Die Sprache des Tanzes ist universell: Szene aus dem Stück Foto: Alex Wunsch

Neun junge Menschen – und keiner ist wie der andere. Wie soll da ein Miteinander gelingen? Im Jes findet das neue Tanztheaterstück „R.E.S.P.E.C.T.“ auf diese Frage eine temporeiche, witzige und anrührende Antwort.

Stuttgart - Hinfallen, wieder aufstehen. Hinfallen, wieder aufstehen, hinfallen, wieder aufstehen: Mit Karacho fegen neun junge Leute diagonal über die kahle Bühne, schleudern sich der Länge nach auf den Boden, um sich sofort wieder aufzurappeln und neuen Anlauf zu nehmen. Zigmal machen sie das, am Ende sind sie völlig aus der Puste.

Ganz schön anstrengend, das Leben: Trial and error, in allen Bereichen. Vor allem beim Miteinander: Denn keiner ist wie der andere. Da ist der kindlich-aufgeweckte Jona (Jonathan Beck), der aufmüpfige Niklas (Niklas Weise), die zwei Jugendlichen (Beverly Mukunyadze und Najbeer Tarek Hasso), die eine Flucht aus ihrer Heimat hinter sich haben, da ist die stumme Leah (Leah Wewoda) und die Satz-Schleuder Anna (Anna Mülders). Und auch zwischen Kelvin (Kelvin Kilonzo), dem smarten Tänzer, und der mit ihrer Neugier alle nervenden Franzi (Franziska Schmitz) liegen Welten. Und Lin (Lin Verleger), der Breakdancer, ist sowieso außen vor – zu Beginn windet er sich in einem gläsernen Kasten, er kann seinen Dämonen nicht entkommen.

Wie rauft sich dieser bunte Haufen zusammen? Wie kann es gelingen, sich bei dieser Unterschiedlichkeit gegenseitig Respekt zu verschaffen? Was, wenn er verloren geht? Was heißt Respekt überhaupt? Die Darsteller – zwei Tänzer und eine Schauspielerin sowie sechs Jugendliche – haben im neuen Jes-Stück „R.E.S.P.E.C.T“ den Begriff mit den Mitteln des Tanzes und des Schauspiels erforscht. Regie und Choreografie verantwortet ein preisgekröntes Duo: die Jes-Intendantin Brigitte Dethier und der Choreograf Ives Thuwis-De Leeuw.

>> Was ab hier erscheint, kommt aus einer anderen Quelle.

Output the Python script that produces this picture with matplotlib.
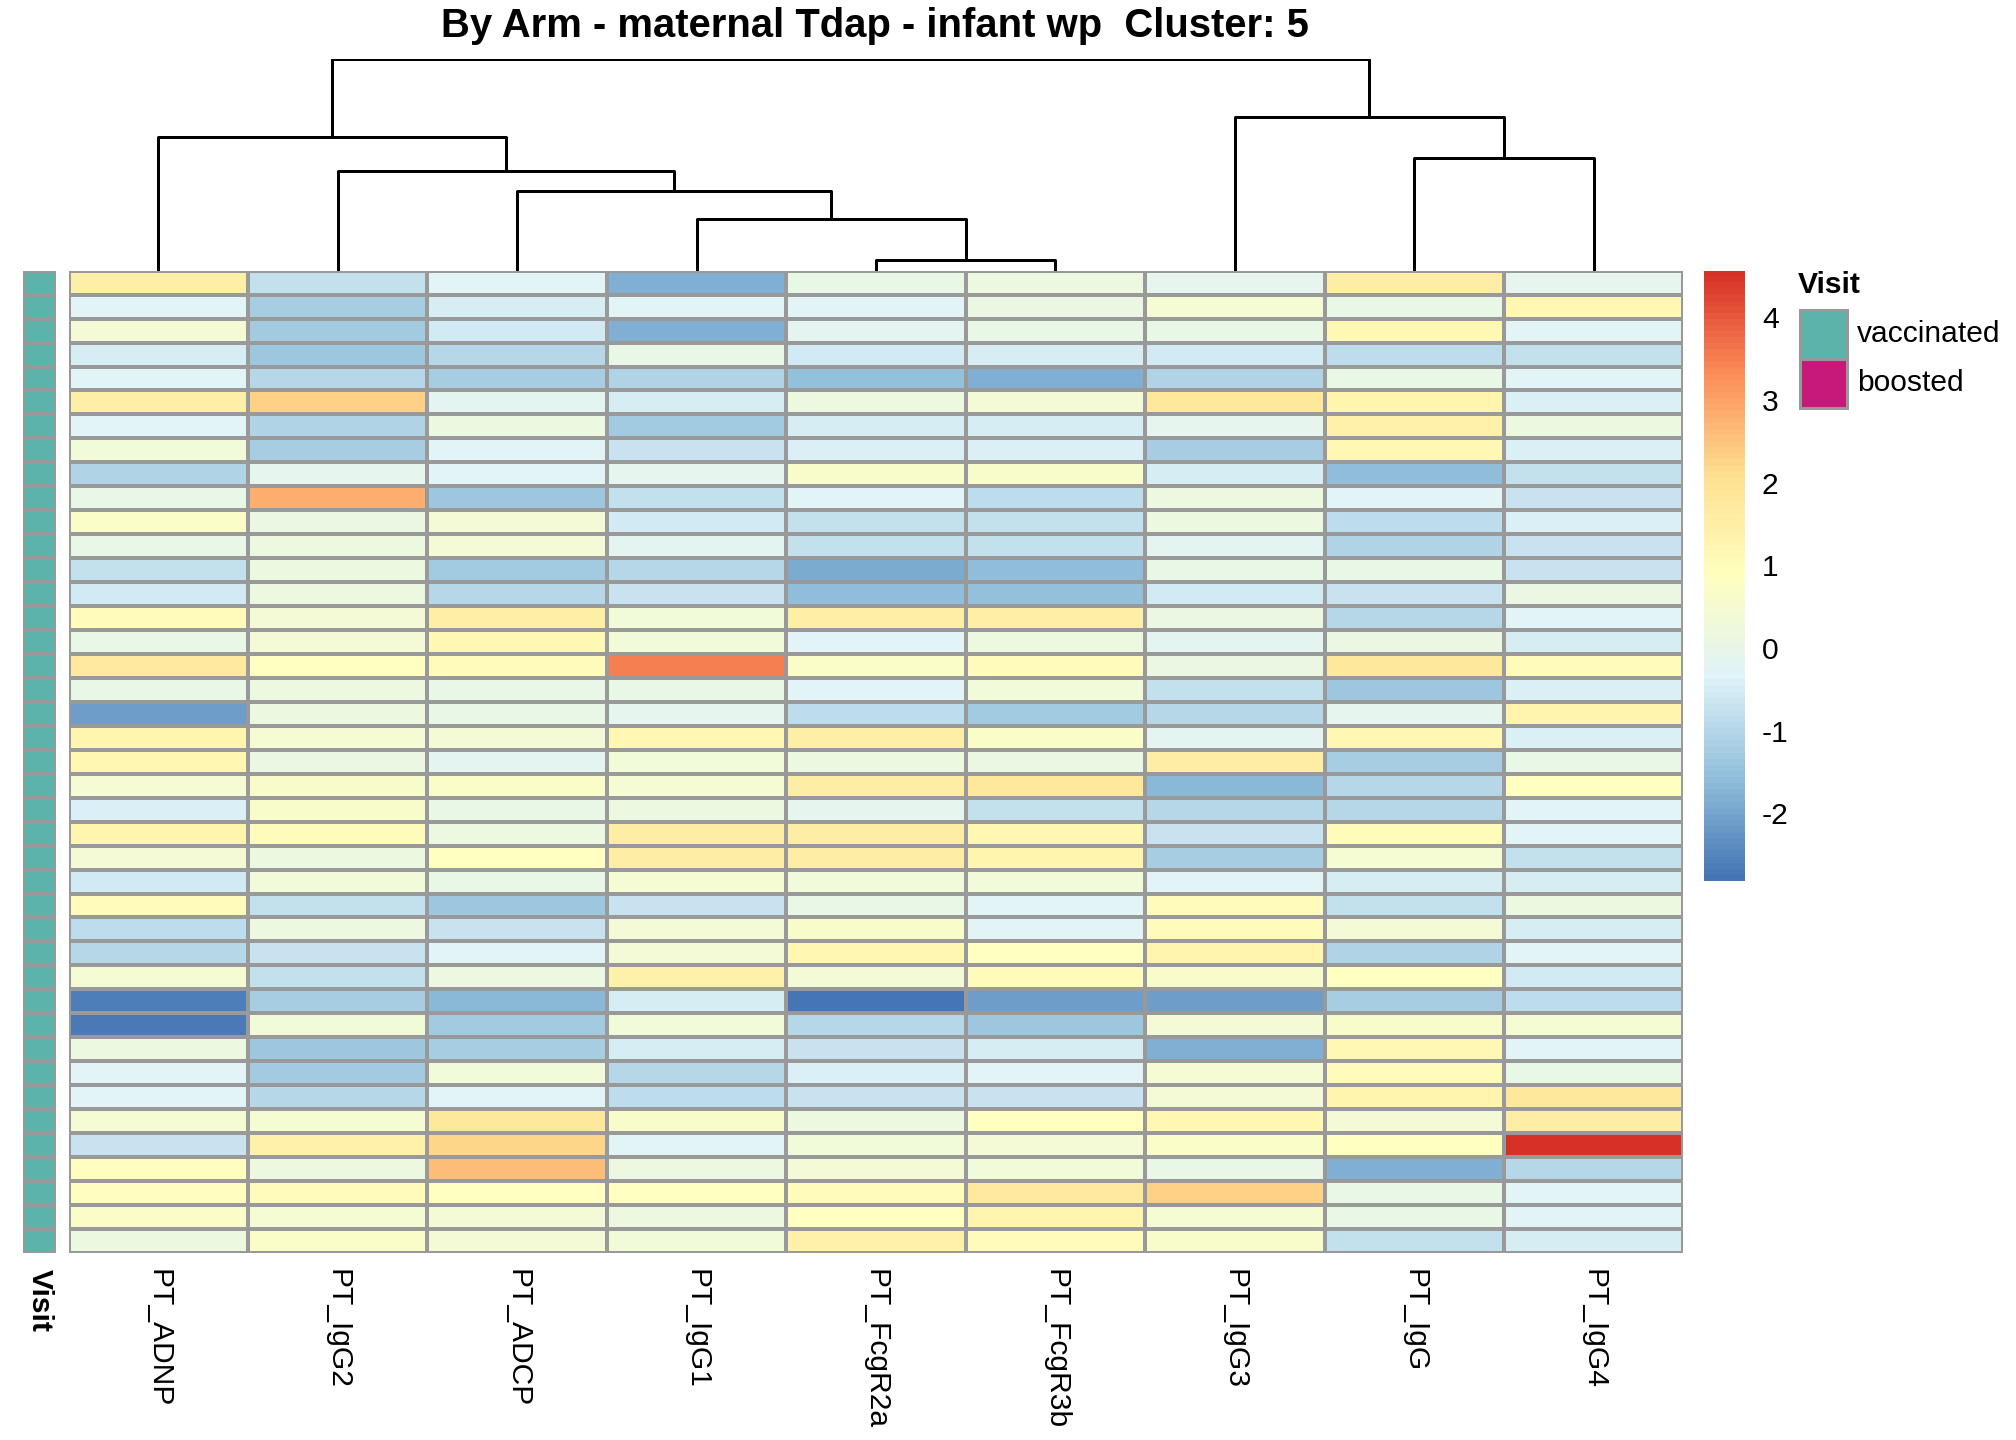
import numpy as np
import matplotlib
matplotlib.use("Agg")
import matplotlib.pyplot as plt
from matplotlib.colors import LinearSegmentedColormap, ListedColormap, Normalize
from matplotlib.patches import Rectangle

plt.rcParams['font.family'] = ['Liberation Sans', 'DejaVu Sans']
plt.rcParams['axes.unicode_minus'] = False

features = ['PT_ADNP', 'PT_IgG2', 'PT_ADCP', 'PT_IgG1', 'PT_FcgR2a',
            'PT_FcgR3b', 'PT_IgG3', 'PT_IgG', 'PT_IgG4']

values = np.array([
    [1.5, -0.8, -0.3, -1.8, 0.0, 0.2, -0.1, 1.6, -0.1],
    [-0.3, -1.2, -0.5, -0.3, -0.3, 0.1, 0.5, 0.0, 1.2],
    [0.4, -1.3, -0.6, -1.8, -0.2, 0.0, 0.0, 1.1, -0.3],
    [-0.5, -1.4, -1.0, 0.0, -0.6, -0.5, -0.6, -0.9, -0.8],
    [-0.3, -1.0, -1.2, -1.1, -1.5, -1.8, -1.1, 0.0, -0.3],
    [1.5, 2.3, -0.2, -0.5, 0.2, 0.4, 1.8, 1.3, -0.4],
    [-0.3, -1.1, 0.2, -1.3, -0.5, -0.5, -0.1, 1.4, 0.2],
    [0.3, -1.2, -0.3, -0.7, -0.4, -0.4, -1.2, 1.1, -0.4],
    [-1.1, -0.1, -0.3, -0.1, 0.6, 0.6, -0.5, -1.6, -0.8],
    [0.0, 2.8, -1.4, -0.8, -0.3, -0.9, 0.2, -0.3, -0.7],
    [0.7, 0.1, 0.4, -0.6, -0.8, -0.8, 0.2, -0.9, -0.4],
    [0.0, 0.2, 0.4, -0.2, -0.8, -0.8, -0.2, -1.1, -0.7],
    [-0.8, 0.2, -1.3, -1.0, -1.9, -1.6, 0.0, 0.0, -0.7],
    [-0.6, 0.2, -1.0, -0.7, -1.6, -1.5, -0.6, -0.7, 0.1],
    [1.0, 0.4, 1.5, 0.3, 1.5, 1.5, 0.1, -1.0, -0.3],
    [0.0, 0.4, 1.1, 0.3, -0.3, 0.2, -0.2, 0.1, -0.5],
    [1.7, 0.8, 1.0, 3.5, 0.7, 1.0, 0.1, 1.8, 1.0],
    [0.0, 0.2, 0.0, 0.0, -0.3, 0.3, -0.8, -1.4, -0.4],
    [-2.1, 0.2, 0.0, -0.1, -0.9, -1.3, -1.0, -0.1, 1.3],
    [1.3, 0.5, 0.4, 1.1, 1.5, 0.7, -0.2, 1.1, -0.4],
    [1.2, 0.1, -0.2, 0.3, 0.2, 0.1, 1.6, -1.2, 0.0],
    [0.5, 0.6, 0.7, 0.5, 1.6, 1.8, -1.7, -1.0, 0.8],
    [-0.4, 0.6, 0.0, 0.2, -0.1, -0.8, -1.0, -1.0, -0.3],
    [1.3, 1.0, 0.2, 1.6, 1.6, 1.2, -0.7, 1.0, -0.3],
    [0.4, 0.2, 0.8, 1.6, 1.6, 1.3, -1.2, 0.5, -0.8],
    [-0.6, 0.3, 0.0, 0.5, 0.3, 0.3, -0.3, -0.5, -0.5],
    [1.0, -0.8, -1.4, -0.7, 0.0, -0.3, 1.0, -0.8, 0.2],
    [-0.9, 0.2, -0.7, 0.4, 0.6, -0.3, 1.0, 0.4, -0.5],
    [-1.0, -0.7, -0.3, 0.4, 1.2, 0.8, 1.3, -1.1, -0.3],
    [0.5, -0.8, 0.2, 1.4, 0.4, 1.0, 0.6, 0.8, -0.6],
    [-2.6, -1.2, -1.7, -0.5, -2.82, -2.1, -2.1, -1.2, -0.9],
    [-2.7, 0.3, -1.3, 0.3, -1.0, -1.4, 0.4, 0.6, 0.5],
    [0.2, -1.4, -1.2, -0.5, -0.7, -0.5, -1.8, 1.1, -0.3],
    [-0.3, -1.3, 0.3, -1.0, -0.4, -0.3, 0.5, 1.0, 0.0],
    [-0.3, -1.0, -0.3, -0.9, -0.7, -0.7, 0.4, 1.3, 1.8],
    [0.5, 0.5, 1.8, 0.6, 0.2, 0.8, 1.2, 0.4, 1.6],
    [-0.7, 1.4, 2.2, -0.3, 0.3, 0.4, 0.7, 0.8, 4.56],
    [0.9, 0.2, 2.6, 0.2, 0.4, 0.3, 0.0, -1.8, -1.0],
    [0.9, 1.0, 0.8, 0.8, 1.0, 1.7, 2.3, 0.0, -0.3],
    [0.7, 0.5, 0.4, 0.2, 0.8, 1.3, 0.5, 0.0, -0.3],
    [0.2, 0.7, 0.4, 0.3, 1.4, 1.0, 0.6, -0.8, -0.5],
])

visit = ['vaccinated'] * values.shape[0]
visit_levels = ['vaccinated', 'boosted']
visit_colors = {'vaccinated': '#5BB3A9', 'boosted': '#C6197A'}

# column dendrogram: leaves 0..8, new nodes 9.. ; (left, right, height)
merges = [(4, 5, 8), (3, 9, 39), (2, 10, 60), (1, 11, 75), (0, 12, 101),
          (7, 8, 85), (6, 14, 116), (13, 15, 160)]

cmap = LinearSegmentedColormap.from_list(
    'rdylbu', ['#4575B4', '#91BFDB', '#E0F3F8', '#FFFFBF', '#FEE090', '#FC8D59', '#D73027'], N=100)
norm = Normalize(values.min(), values.max())

fig = plt.figure(figsize=(14, 10), dpi=144)

L, R, B, T = 0.034, 0.835, 0.130, 0.812
nrow, ncol = values.shape

ax = fig.add_axes([L, B, R - L, T - B])
ax.pcolormesh(values, cmap=cmap, norm=norm, edgecolors='#999999', linewidth=1.2)
ax.set_xlim(0, ncol)
ax.set_ylim(nrow, 0)
ax.set_xticks(np.arange(ncol) + 0.5)
ax.set_xticklabels(features, rotation=-90, fontsize=15, va='top')
ax.tick_params(length=0, pad=8)
ax.set_yticks([])
for s in ax.spines.values():
    s.set_visible(False)

# annotation column
ax_a = fig.add_axes([0.0115, B, 0.0165, T - B])
codes = np.array([[visit_levels.index(v)] for v in visit])
ax_a.pcolormesh(codes, cmap=ListedColormap([visit_colors[k] for k in visit_levels]),
                vmin=0, vmax=1, edgecolors='#999999', linewidth=1.2)
ax_a.set_ylim(nrow, 0)
ax_a.set_xticks([0.5])
ax_a.set_xticklabels(['Visit'], rotation=-90, fontsize=15, fontweight='bold', va='top')
ax_a.tick_params(length=0, pad=8)
ax_a.set_yticks([])
for s in ax_a.spines.values():
    s.set_visible(False)

# dendrogram
ax_d = fig.add_axes([L, T, R - L, 0.959 - T])
pos = {i: i + 0.5 for i in range(ncol)}
hgt = {i: 0 for i in range(ncol)}
for k, (a, b, h) in enumerate(merges):
    n = ncol + k
    ax_d.plot([pos[a], pos[a], pos[b], pos[b]], [hgt[a], h, h, hgt[b]], color='black', lw=1.5)
    pos[n] = (pos[a] + pos[b]) / 2
    hgt[n] = h
ax_d.set_xlim(0, ncol)
ax_d.set_ylim(0, max(m[2] for m in merges))
ax_d.axis('off')

# colorbar
vmin, vmax = values.min(), values.max()
ax_c = fig.add_axes([0.845, 0.388, 0.020, T - 0.388])
grad = np.linspace(vmin, vmax, 100).reshape(-1, 1)
ax_c.imshow(grad, cmap=cmap, norm=norm, origin='lower', aspect='auto',
            extent=[0, 1, vmin, vmax])
ax_c.set_ylim(vmin, vmax)
ax_c.set_xticks([])
ax_c.yaxis.tick_right()
ax_c.set_yticks([-2, -1, 0, 1, 2, 3, 4])
ax_c.tick_params(length=0, labelsize=15, pad=9)
for s in ax_c.spines.values():
    s.set_visible(False)

# legend
fig.text(0.892, 0.802, 'Visit', fontsize=15, fontweight='bold', va='center')
for i, lev in enumerate(visit_levels):
    y0 = 0.768 - i * 0.034
    fig.patches.append(Rectangle((0.893, y0 - 0.017), 0.023, 0.034, transform=fig.transFigure,
                                 facecolor=visit_colors[lev], edgecolor='#999999', lw=1.5))
    fig.text(0.921, y0, lev, fontsize=15, va='center')

fig.text(0.434, 0.982, 'By Arm - maternal Tdap - infant wp  Cluster: 5',
         fontsize=20, fontweight='bold', ha='center', va='center')

fig.savefig('out.png', dpi=144, facecolor='white')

Die Schläge des Lebens sind schmerzhaft

Das Ergebnis: eine 75-minütige Collage aus Gruppenchoreografien, Breakdance-Soli und Spielszenen, die enormen Drive hat, authentisch, witzig und anrührend ist und den Tanz als universelle Sprache zu nutzen weiß. Unmissverständlich, in entwaffnenden Bildern, wird etwa davon erzählt, wie brutal die Schläge des Lebens sind, wie Angst, Einsamkeit, Unsicherheit, Gruppendynamik den Heranwachsenden zusetzen – und wie heilsam der Halt durch andere ist. Und in knackigen Dialog- und Monolog-Miniaturen durchschauen die Jugendlichen klug die Absurditäten der Erwachsenenwelt und entlarven spielerisch Vorurteile und Klischees.

Auch wenn die Reihung der Szenen etwas mehr Straffung vertragen hätte: „R.E.S.P.E.C.T.“ ist ein starkes Stück für Jugendliche ab 14 Jahren, das auch dank der umwerfenden Energie und Spielfreude der Darsteller mitreißt: Respekt!